3 of 299 comments (clear)

  1. It's for the future, not today. by iamhassi · · Score: 3, Informative

    When 4k came out at five digit prices how much content was available for that? Obviously no one is going to run out to spend $13,000 on a 70" 8k screen. This is for the future, when 100mbit broadband is more common. Remember the cheapest, smallest 4K screens from budget brands like Westinghouse and Hisense were a whopping $4,000-$5,000 in 2013. Those same tvs sell for $300 today. http://money.cnn.com/2013/01/1...

    --
    my karma will be here long after I'm gone
  2. Care less about resolution. More about gamut. by PhrostyMcByte · · Score: 4, Informative

    8K broadcast standards use Rec 2020, which has a much wider gamut and can therefor show colors that most TVs these days can't. Rec 2020 is even wider than the DCI-P3 that many high-end monitors benchmark against these days.

    Rec 2020 also defines a larger bit depth: 10 or 12 bits per component rather than 8. This is partly to support the wider gamut, but it'll also help everything else by allowing much better gradients.

    Even if you don't have an 8K TV, ones that use HDR10 and Dolby Vision will benefit: both of these standards use the Rec 2020 gamut. So... bring on the 8K revolution. I want better browns.

  3. Re:Is there a limit? by UnknownSoldier · · Score: 5, Informative

    > But the human eye has its limits too. What's the actual N, beyond which we, the humans -- even those with the sharpest eyes -- can no longer distinguish between N and 2N pixels per inch?

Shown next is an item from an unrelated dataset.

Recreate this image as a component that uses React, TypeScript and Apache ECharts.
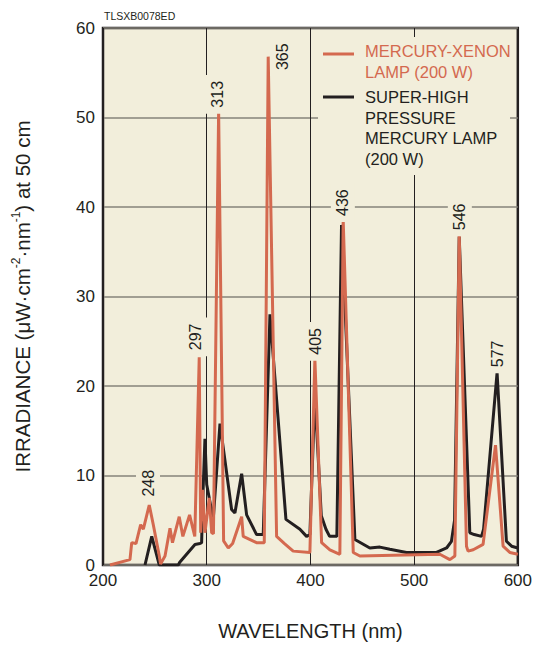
import React, { useEffect, useRef } from "react";
import * as echarts from "echarts";

// Mercury-Xenon lamp (200 W)
const xeWavelength = [206.7, 226, 227.7, 231.8, 236.3, 238.9, 244.6, 248.5, 254.3, 255.5, 259.8, 264.6, 267, 273.5, 277, 283.5, 288.5, 292.8, 294.2, 296.1, 298.3, 302.5, 304.8, 306.5, 311.5, 316.3, 320.8, 325, 333.7, 335.2, 348, 355.5, 359.3, 367.4, 375, 383.4, 399.5, 404.3, 410.8, 418.8, 428.4, 431.6, 441.3, 447.7, 480, 524.8, 534.5, 539.3, 543.5, 550.5, 552, 557, 566.5, 578.5, 585.8, 592.3, 600];
const xeIrradiance = [0, 0.6, 2.5, 2.4, 4.5, 4.0, 6.7, 4.5, 1.0, 0.1, 1.0, 4.1, 2.5, 5.4, 3.2, 5.6, 3.2, 23.2, 3.6, 8.4, 3.6, 7.5, 3.6, 3.5, 50.7, 2.7, 1.9, 2.4, 5.4, 3.2, 2.5, 2.5, 56.8, 3.2, 2.4, 1.55, 1.4, 23.0, 2.5, 1.7, 1.2, 38.6, 1.4, 1.0, 1.1, 1.2, 0.6, 1.0, 36.9, 2.1, 1.55, 1.7, 2.3, 13.4, 2.1, 1.4, 1.2];

// Super-high pressure mercury lamp (200 W)
const hgWavelength = [240.5, 247, 254.3, 272.6, 274, 288.7, 293.5, 295.1, 296, 298.3, 300, 306.3, 312.8, 324, 327.2, 333.7, 338.5, 348.1, 354.5, 361, 376.4, 389.9, 396.3, 399.5, 404.3, 410.5, 415, 418.5, 425.5, 430, 442.9, 457.3, 467, 476.6, 492.7, 521.6, 531.3, 536, 539, 543.5, 553.7, 558, 565, 567, 580, 589, 594, 600];
const hgIrradiance = [0, 3.2, 0, 0, 0.3, 2.3, 2.4, 2.5, 6.65, 14.1, 9, 5.1, 15.8, 6.2, 5.8, 10.2, 5.6, 3.4, 3.4, 28.0, 5.1, 4.0, 3.2, 3.4, 19, 5.5, 4.0, 3.2, 3.2, 38, 2.85, 1.9, 2.0, 1.75, 1.4, 1.4, 1.9, 2.65, 5, 36.7, 3.6, 3.4, 3.2, 4.0, 21.5, 2.65, 2.1, 1.9];

// Peak labels (text, anchor wavelength, anchor irradiance at text bottom)
const peakLabels = ["248", "297", "313", "365", "405", "436", "546", "577"];
const peakLabelX = [243.4, 289.6, 310.8, 373.5, 405.0, 431.3, 544.1, 580.7];
const peakLabelY = [7.65, 24.0, 51.1, 55.3, 23.5, 39.0, 37.4, 22.1];

const xTicks = [200, 300, 400, 500, 600];
const yTicks = [0, 10, 20, 30, 40, 50, 60];

const legendNames = ["MERCURY-XENON\nLAMP (200 W)", "SUPER-HIGH\nPRESSURE\nMERCURY LAMP\n(200 W)"];

const ORANGE = "#d4694f";
const DARK = "#231f20";
const CREAM = "#f2eedb";
const FONT = "'Liberation Sans', Arial, Helvetica, sans-serif";

export default function App() {
  const ref = useRef<HTMLDivElement>(null);
  useEffect(() => {
    if (!ref.current) return;
    const chart = echarts.init(ref.current, null, { renderer: "svg" });
    const xe = xeWavelength.map((x, i) => [x, xeIrradiance[i]]);
    const hg = hgWavelength.map((x, i) => [x, hgIrradiance[i]]);
    chart.setOption({
      animation: false,
      textStyle: { fontFamily: FONT },
      grid: {
        left: 103,
        right: 17,
        top: 28,
        bottom: 77,
        show: true,
        backgroundColor: CREAM,
        borderColor: DARK,
        borderWidth: 2.5,
      },
      xAxis: {
        type: "value",
        min: xTicks[0],
        max: xTicks[xTicks.length - 1],
        interval: 100,
        name: "WAVELENGTH (nm)",
        nameLocation: "middle",
        nameGap: 56,
        nameTextStyle: { fontSize: 20, color: DARK, fontFamily: FONT },
        axisLine: { show: false },
        axisTick: { show: false },
        axisLabel: { fontSize: 17, color: DARK, margin: 7, fontFamily: FONT },
        splitLine: { show: true, lineStyle: { color: DARK, width: 1 } },
      },
      yAxis: {
        type: "value",
        min: yTicks[0],
        max: yTicks[yTicks.length - 1],
        interval: 10,
        name: "IRRADIANCE (μW·cm{s|-2}·nm{s|-1}) at 50 cm",
        nameLocation: "middle",
        nameGap: 69,
        nameRotate: 90,
        nameTextStyle: {
          fontSize: 20.5,
          color: DARK,
          fontFamily: FONT,
          lineHeight: 24,
          rich: {
            s: { fontSize: 12, lineHeight: 12, verticalAlign: "top", color: DARK, fontFamily: FONT },
          },
        },
        axisLine: { show: false },
        axisTick: { show: false },
        axisLabel: { fontSize: 17, color: DARK, margin: 8, fontFamily: FONT },
        splitLine: { show: true, lineStyle: { color: "#86837a", width: 1.5 } },
      },
      series: [
        {
          name: "SUPER-HIGH PRESSURE MERCURY LAMP (200 W)",
          type: "line",
          data: hg,
          showSymbol: false,
          lineStyle: { color: DARK, width: 3 },
          itemStyle: { color: DARK },
          z: 3,
        },
        {
          name: "MERCURY-XENON LAMP (200 W)",
          type: "line",
          data: xe,
          showSymbol: false,
          lineStyle: { color: ORANGE, width: 3 },
          itemStyle: { color: ORANGE },
          z: 4,
        },
      ],
    });

    const labelEls = peakLabels.map((t, i) => {
      const p = chart.convertToPixel({ gridIndex: 0 }, [peakLabelX[i], peakLabelY[i]]) as number[];
      return {
        type: "text",
        x: p[0],
        y: p[1] + 6,
        rotation: Math.PI / 2,
        z: 10,
        style: {
          text: t,
          fill: DARK,
          font: `16px ${FONT}`,
          align: "left",
          verticalAlign: "middle",
          backgroundColor: CREAM,
          padding: [4, 6, 4, 6],
        },
      };
    });

    chart.setOption({
      graphic: [
        {
          type: "text",
          x: 104,
          y: 16,
          style: { text: "TLSXB0078ED", fill: DARK, font: `10.5px ${FONT}`, align: "left", verticalAlign: "middle" },
        },
        ...labelEls,
        { type: "rect", shape: { x: 318, y: 37, width: 192, height: 138 }, style: { fill: CREAM }, z: 10 },
        { type: "line", shape: { x1: 323, y1: 54, x2: 354, y2: 54 }, style: { stroke: ORANGE, lineWidth: 3 }, z: 11 },
        { type: "line", shape: { x1: 323, y1: 97, x2: 354, y2: 97 }, style: { stroke: DARK, lineWidth: 3 }, z: 11 },
        {
          type: "text",
          x: 365,
          y: 41,
          z: 11,
          style: { text: legendNames[0], fill: ORANGE, font: `16.5px ${FONT}`, lineHeight: 20.5, align: "left", verticalAlign: "top" },
        },
        {
          type: "text",
          x: 365,
          y: 87,
          z: 11,
          style: { text: legendNames[1], fill: DARK, font: `16.5px ${FONT}`, lineHeight: 20.5, align: "left", verticalAlign: "top" },
        },
      ],
    });
    return () => chart.dispose();
  }, []);
  return <div ref={ref} style={{ width: 535, height: 646, position: "absolute", left: 0, top: 0 }} />;
}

    The TL:DR; version is: Use a 4K distance calculator

    * Distance Graph (PNG)

    * Size to Distance Calculator

    The Long version: It's complicated

    From a well known and respected Photography:

    http://clarkvision.com/imagede...

    How many megapixels equivalent does the eye have?

    The eye is not a single frame snapshot camera. It is more like a video stream. The eye moves rapidly in small angular amounts and continually updates the image in one's brain to "paint" the detail. We also have two eyes, and our brains combine the signals to increase the resolution further. We also typically move our eyes around the scene to gather more information. Because of these factors, the eye plus brain assembles a higher resolution image than possible with the number of photoreceptors in the retina. So the megapixel equivalent numbers below refer to the spatial detail in an image that would be required to show what the human eye could see when you view a scene.

    But if we do the math ...

    Based on the above data for the resolution of the human eye, let's try a "small" example first. Consider a view in front of you that is 90 degrees by 90 degrees, like looking through an open window at a scene. The number of pixels would be

    90 degrees * 60 arc-minutes/degree * 1/0.3 * 90 * 60 * 1/0.3 = 324,000,000 pixels (324 megapixels).

    At any one moment, you actually do not perceive that many pixels, but your eye moves around the scene to see all the detail you want. But the human eye really sees a larger field of view, close to 180 degrees. Let's be conservative and use 120 degrees for the field of view. Then we would see

    120 * 120 * 60 * 60 / (0.3 * 0.3) = 576 megapixels.

    Another calculation estimates around ~2200 dpi.

    http://wolfcrow.com/blog/notes...

    Maximum Resolution of the Eye

    So this is how it is. If a healthy adult brings any display screen or printed paper or whatever 4 inches (100 mm) from his or her face, the maximum resolution he/she can see at is 2190 ppi/dpi. It doesn't get any better than this for 99.99% of us, except maybe during pre-kindergarten years.

    But the legally accepted norm of 20/20 vision only asks for 876 ppi/dpi at 4 inches!

    But since we don't view things from 4 inches away ...

    Cinema
    The width of a cinema screen can vary from 30 to 70 feet (360' to 840', 9144 mm to 21,336 mm). The closest viewing distance recommended is about 40 feet (3x height) -- 12,192 mm. If one is projecting 2K on these screens, the ppi is about 2.4 ppi to 5.7 ppi. If one is projecting 4K, it is about 5 ppi to 11.4 ppi.

    Is this what the eye needs?

    p@0.4 works out to be 1.4 mm or 18 ppi.
    p@1 works out to be 3.5 mm or 7 ppi.

    As you can see, 4K comes very close to what the human eye can fully resolve in a cinema screen at average viewing distances. Obviously, many people sit in the front row, and they'd definitely appreciate higher resolution. Which is why we are moving towards:

    8K and UHDTV

    A 30 to 70 feet screen at 8K (8192 horizontal) gives me from 9.75 ppi to 22.8 ppi. This resolution beats what the eye can resolve at these distances. The future belongs to 8K.

    But, to get 18 ppi (the best possible resolution) for a 70 feet screen, we'll need a horizontal resolution of 15120 or 16K. This is about 128 Megapixels. Is anybody working on this?